• **Given data**:
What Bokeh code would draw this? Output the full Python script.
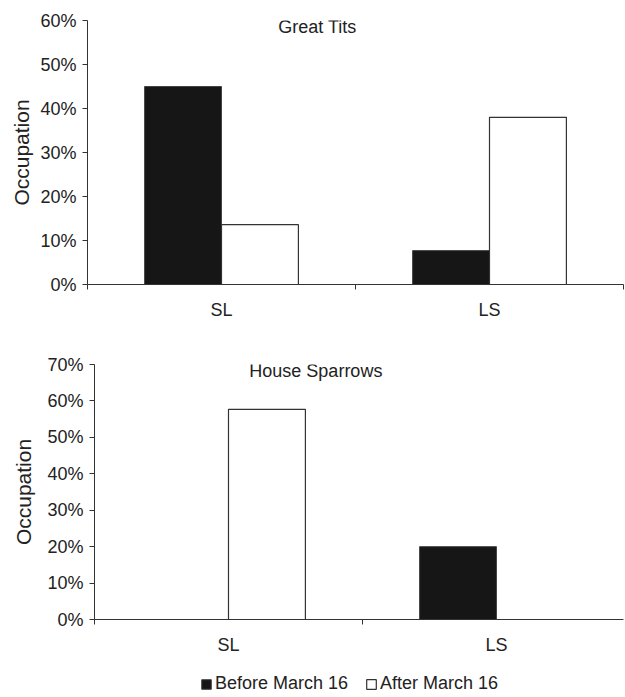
import numpy as np
from bokeh.plotting import figure
from bokeh.layouts import column, row
from bokeh.models import (Range1d, FixedTicker, NumeralTickFormatter, Label,
                          Legend, LegendItem, Spacer)
from bokeh.embed import file_html
from bokeh.resources import INLINE

# ---------------- data ----------------
categories = ["SL", "LS"]
series_names = ["Before March 16", "After March 16"]
great_tits_before = [0.45, 0.077]
great_tits_after = [0.136, 0.38]
house_sparrows_before = [0.0, 0.20]
house_sparrows_after = [0.577, 0.0]
great_tits_yticks = [0.0, 0.1, 0.2, 0.3, 0.4, 0.5, 0.6]
house_sparrows_yticks = [0.0, 0.1, 0.2, 0.3, 0.4, 0.5, 0.6, 0.7]

FONT = "Liberation Sans"
INK = "#222222"
EDGE = "#333333"
BLACK_FILL = "#161616"
BLACK_EDGE = "#444444"
BAR_W = 0.287
FS = "18px"


def add_bars(p, before, after):
    xs = np.arange(len(categories)) + 0.5
    rb = p.vbar(x=xs - BAR_W / 2, top=before, width=BAR_W, bottom=0,
                fill_color=BLACK_FILL, line_color=BLACK_EDGE, line_width=1)
    ra = p.vbar(x=xs + BAR_W / 2, top=after, width=BAR_W, bottom=0,
                fill_color="white", line_color=EDGE, line_width=1.2)
    return xs, rb, ra


def make_panel(title, before, after, yticks, width, height, borders, x_end,
               title_xy, label_standoff):
    left, right, top, bottom = borders
    p = figure(width=width, height=height,
               x_range=Range1d(0, x_end), y_range=Range1d(0, yticks[-1]),
               output_backend="svg", toolbar_location=None,
               min_border_left=left, min_border_right=right,
               min_border_top=top, min_border_bottom=bottom)
    p.outline_line_color = None
    p.xgrid.visible = False
    p.ygrid.visible = False

    xs, rb, ra = add_bars(p, before, after)

    ax = p.xaxis[0]
    ax.ticker = FixedTicker(ticks=list(xs),
                            minor_ticks=list(range(len(categories) + 1)))
    ax.major_label_overrides = {float(x): c for x, c in zip(xs, categories)}
    ax.major_tick_out = 0
    ax.major_tick_in = 0
    ax.minor_tick_out = 5
    ax.minor_tick_in = 0
    ax.minor_tick_line_color = EDGE
    ax.axis_line_color = EDGE
    ax.major_label_text_font = FONT
    ax.major_label_text_font_size = FS
    ax.major_label_text_color = INK
    ax.major_label_standoff = 10

    ay = p.yaxis[0]
    ay.ticker = FixedTicker(ticks=yticks)
    ay.formatter = NumeralTickFormatter(format="0%")
    ay.major_tick_out = 5
    ay.major_tick_in = 0
    ay.minor_tick_out = 0
    ay.minor_tick_in = 0
    ay.major_tick_line_color = EDGE
    ay.axis_line_color = EDGE
    ay.major_label_text_font = FONT
    ay.major_label_text_font_size = FS
    ay.major_label_text_color = INK
    ay.major_label_standoff = 6
    ay.axis_label = "Occupation"
    ay.axis_label_text_font = FONT
    ay.axis_label_text_font_size = "21px"
    ay.axis_label_text_font_style = "normal"
    ay.axis_label_text_color = INK
    ay.axis_label_standoff = label_standoff

    p.add_layout(Label(x=title_xy[0], y=title_xy[1], text=title,
                       text_align="center", text_baseline="alphabetic",
                       text_font=FONT, text_font_size=FS,
                       text_color=INK))
    return p


p1 = make_panel("Great Tits", great_tits_before, great_tits_after,
                great_tits_yticks, 625, 330, (87, 2, 20, 46), 2.0,
                (0.858, 0.586), 4)
p2 = make_panel("House Sparrows", house_sparrows_before,
                house_sparrows_after, house_sparrows_yticks,
                622, 330, (91, 2, 34, 41), 1.974, (0.826, 0.683), 9)

# legend strip: hidden copies of the bars feed the legend glyphs
p3 = figure(width=625, height=37, x_range=Range1d(0, 2), y_range=Range1d(0, 1),
            output_backend="svg", toolbar_location=None,
            min_border_left=87, min_border_right=2, min_border_top=0,
            min_border_bottom=0, x_axis_type=None, y_axis_type=None)
p3.outline_line_color = None
p3.xgrid.visible = False
p3.ygrid.visible = False
_, lb, la = add_bars(p3, house_sparrows_before, house_sparrows_after)
lb.visible = False
la.visible = False
legend = Legend(items=[LegendItem(label=series_names[0], renderers=[lb]),
                       LegendItem(label=series_names[1], renderers=[la])],
                orientation="horizontal", location=(113, 3),
                glyph_width=12, glyph_height=12, label_standoff=3,
                spacing=17, padding=0, margin=0,
                border_line_color=None, background_fill_alpha=0,
                inactive_fill_alpha=0,
                label_text_font=FONT, label_text_font_size=FS,
                label_text_color=INK, label_height=14)
p3.add_layout(legend)

layout = column(p1, row(Spacer(width=3), p2), p3)
open("out.html", "w").write(file_html(layout, INLINE))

• **Goal**: From the first line above to the line containing "return xs, rb, ra", repeat each line exactly. Pictures stay out.

• **Response to this exercise**:
What Bokeh code would draw this? Output the full Python script.
import numpy as np
from bokeh.plotting import figure
from bokeh.layouts import column, row
from bokeh.models import (Range1d, FixedTicker, NumeralTickFormatter, Label,
                          Legend, LegendItem, Spacer)
from bokeh.embed import file_html
from bokeh.resources import INLINE

# ---------------- data ----------------
categories = ["SL", "LS"]
series_names = ["Before March 16", "After March 16"]
great_tits_before = [0.45, 0.077]
great_tits_after = [0.136, 0.38]
house_sparrows_before = [0.0, 0.20]
house_sparrows_after = [0.577, 0.0]
great_tits_yticks = [0.0, 0.1, 0.2, 0.3, 0.4, 0.5, 0.6]
house_sparrows_yticks = [0.0, 0.1, 0.2, 0.3, 0.4, 0.5, 0.6, 0.7]

FONT = "Liberation Sans"
INK = "#222222"
EDGE = "#333333"
BLACK_FILL = "#161616"
BLACK_EDGE = "#444444"
BAR_W = 0.287
FS = "18px"


def add_bars(p, before, after):
    xs = np.arange(len(categories)) + 0.5
    rb = p.vbar(x=xs - BAR_W / 2, top=before, width=BAR_W, bottom=0,
                fill_color=BLACK_FILL, line_color=BLACK_EDGE, line_width=1)
    ra = p.vbar(x=xs + BAR_W / 2, top=after, width=BAR_W, bottom=0,
                fill_color="white", line_color=EDGE, line_width=1.2)
    return xs, rb, ra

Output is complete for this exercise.